Stored dataset items
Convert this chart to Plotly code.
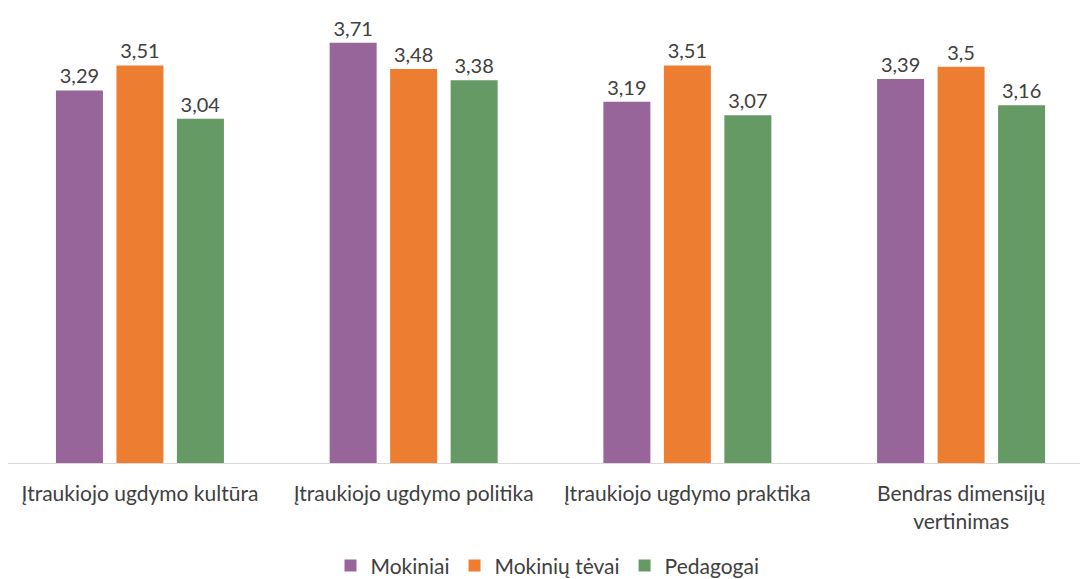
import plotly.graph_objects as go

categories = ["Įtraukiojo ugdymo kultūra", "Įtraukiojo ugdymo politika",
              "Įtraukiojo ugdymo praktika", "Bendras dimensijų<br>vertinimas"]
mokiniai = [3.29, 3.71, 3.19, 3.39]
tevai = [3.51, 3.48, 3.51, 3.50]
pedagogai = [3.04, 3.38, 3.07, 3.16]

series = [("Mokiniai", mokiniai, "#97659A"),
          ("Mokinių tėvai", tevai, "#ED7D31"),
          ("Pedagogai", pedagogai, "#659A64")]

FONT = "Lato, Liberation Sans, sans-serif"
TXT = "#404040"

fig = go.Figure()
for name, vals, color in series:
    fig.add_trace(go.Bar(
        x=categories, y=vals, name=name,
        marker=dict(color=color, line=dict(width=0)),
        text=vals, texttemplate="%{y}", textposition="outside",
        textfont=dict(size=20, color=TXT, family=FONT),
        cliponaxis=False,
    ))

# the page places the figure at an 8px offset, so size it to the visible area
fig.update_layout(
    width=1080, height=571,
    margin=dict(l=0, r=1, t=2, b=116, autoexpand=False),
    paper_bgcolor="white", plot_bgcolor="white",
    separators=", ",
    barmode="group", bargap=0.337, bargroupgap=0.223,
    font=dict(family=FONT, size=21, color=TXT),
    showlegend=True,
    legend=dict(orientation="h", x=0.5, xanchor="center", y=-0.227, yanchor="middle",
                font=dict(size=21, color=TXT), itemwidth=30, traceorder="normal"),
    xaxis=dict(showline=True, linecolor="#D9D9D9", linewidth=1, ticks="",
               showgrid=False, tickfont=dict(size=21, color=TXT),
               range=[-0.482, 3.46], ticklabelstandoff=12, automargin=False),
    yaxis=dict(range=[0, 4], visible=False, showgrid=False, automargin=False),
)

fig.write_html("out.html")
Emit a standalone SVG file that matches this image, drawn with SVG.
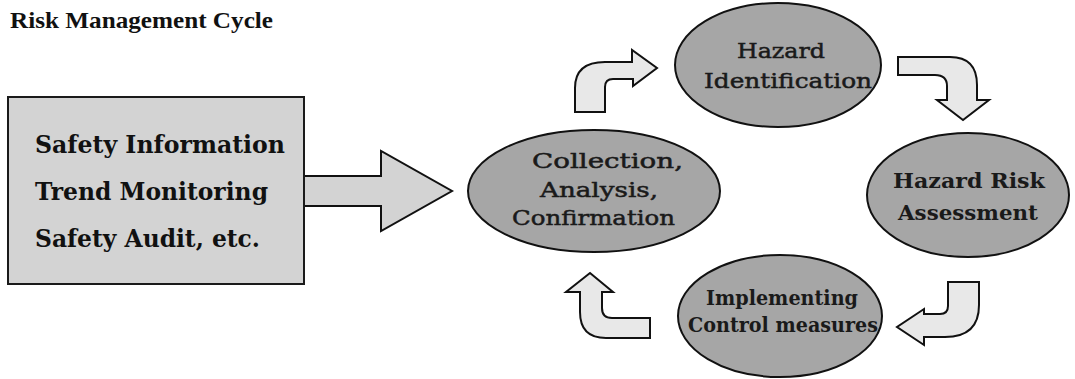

DO THIS – Give every line back word for word and leave the pictures out.

RIGHT ANSWER –
Convert this chart to Plotly code.
import plotly.graph_objects as go

categories = ["Įtraukiojo ugdymo kultūra", "Įtraukiojo ugdymo politika",
              "Įtraukiojo ugdymo praktika", "Bendras dimensijų<br>vertinimas"]
mokiniai = [3.29, 3.71, 3.19, 3.39]
tevai = [3.51, 3.48, 3.51, 3.50]
pedagogai = [3.04, 3.38, 3.07, 3.16]

series = [("Mokiniai", mokiniai, "#97659A"),
          ("Mokinių tėvai", tevai, "#ED7D31"),
          ("Pedagogai", pedagogai, "#659A64")]

FONT = "Lato, Liberation Sans, sans-serif"
TXT = "#404040"

fig = go.Figure()
for name, vals, color in series:
    fig.add_trace(go.Bar(
        x=categories, y=vals, name=name,
        marker=dict(color=color, line=dict(width=0)),
        text=vals, texttemplate="%{y}", textposition="outside",
        textfont=dict(size=20, color=TXT, family=FONT),
        cliponaxis=False,
    ))

# the page places the figure at an 8px offset, so size it to the visible area
fig.update_layout(
    width=1080, height=571,
    margin=dict(l=0, r=1, t=2, b=116, autoexpand=False),
    paper_bgcolor="white", plot_bgcolor="white",
    separators=", ",
    barmode="group", bargap=0.337, bargroupgap=0.223,
    font=dict(family=FONT, size=21, color=TXT),
    showlegend=True,
    legend=dict(orientation="h", x=0.5, xanchor="center", y=-0.227, yanchor="middle",
                font=dict(size=21, color=TXT), itemwidth=30, traceorder="normal"),
    xaxis=dict(showline=True, linecolor="#D9D9D9", linewidth=1, ticks="",
               showgrid=False, tickfont=dict(size=21, color=TXT),
               range=[-0.482, 3.46], ticklabelstandoff=12, automargin=False),
    yaxis=dict(range=[0, 4], visible=False, showgrid=False, automargin=False),
)

fig.write_html("out.html")
Emit a standalone SVG file that matches this image, drawn with SVG.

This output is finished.